The opener “Long Time Comin’ Down,” from his record “A Long List of Lies,” was a shuffle. A big box of hurt wrapped in 4/4. If fans in Madison delight in Harty’s return, so do musicians. His hand-picked ensemble last night was another example of the area’s abundant low-hanging fruit.
Rusty Lee’s keyboard work thrust the churchy heaven and the rock and roll hell into “Round and Round.” The song balanced mildness with menace. That’s a special trick of Harty’s. Drummer Chris Sassman provided the menace with mallets instead of sticks: his toms a threatening storm.
It was a typical example of Harty’s ability to co-mingle the hopeful with the hopeless. Born to a father who was not only his North Dakota hometown’s Police Chief but also a preacher, Harty has often said, “I was either going to heaven or going to jail.”
The destiny anthem “Whiskey and Morphine” combined those themes; a Clapton-esque dagger of a song. “I thought I had redemption,” there’s the hope, “then morning came creeping in,” –the hopelessness.
With a 15 inch beard and a freight car full of chops, Justin Bricco’s lead electric served as an emotional strobe for the music all night. He’s a pedal player and knows when the music wants nuance and he knows when it wants noise. Bricco is Lucinda Williams’ stage tech when he’s on the clock elsewhere and while I’ve heard him rock hard in other Wisconsin bands, it’s clear that hearing Williams night-after-night has re-positioned his ear for the hard driving folk that Hardy writes. Bricco sprayed feedback into the close of “Whiskey and Morphine,” ending the song in a glorious wail.

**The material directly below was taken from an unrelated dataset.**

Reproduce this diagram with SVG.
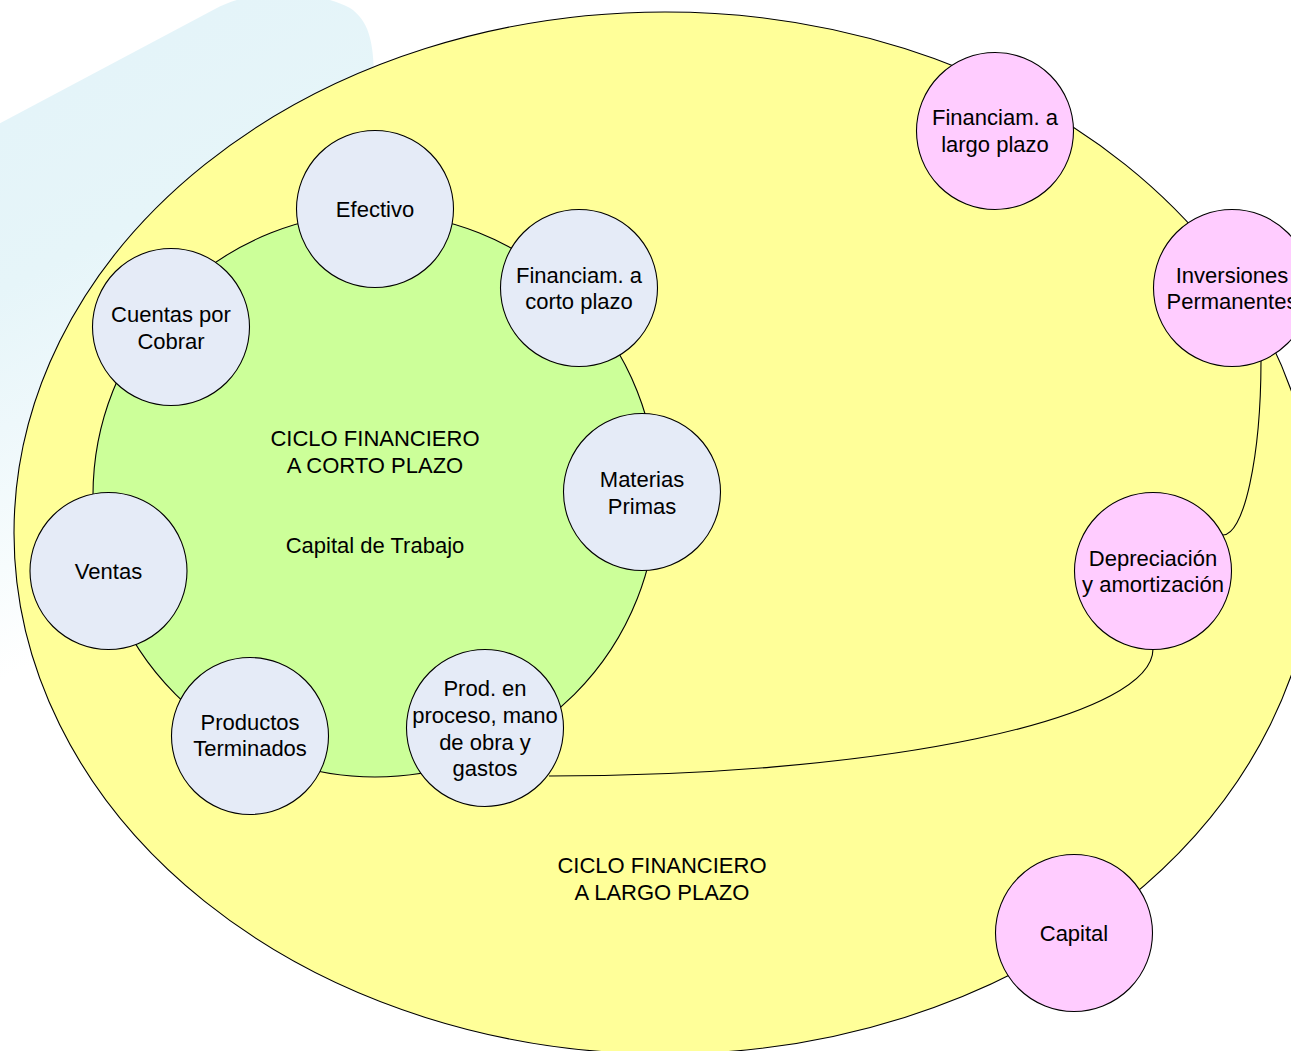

Harty served songs from across his archive. “Holding On” is the ultimate road song. Here Bricco feathered his electric while Harty bore down on his acoustic Gibson. Harty plays without a pick and leapt back-and-forth between lush strumming and frenetic finger picking.
On a downside there were gaps between songs big enough to drive a house through. Forgivable, though, given the direction and reminding song-to-song that it takes for a bandleader reunited with his hometown players.
But by the time Harty harmonized with the equally gifted vocalist Christopher Plowman on “Empire Ballroom,” the crowd was a raptured mess. Swinging and swaying. People were tired after a long work week but unable to stop their charge toward the weekend and Harty was happy to show them the way.
By then the night was all gone. I watched the faces on both sides of the mic. There was a sweet connection, a midnight co-dependence, between the hard working patrons and the hard working musicians. Both sides seemed to be leaning on the other as the morning hours slithered in uninvited in this Midwestern bar room where Josh Harty sang last night.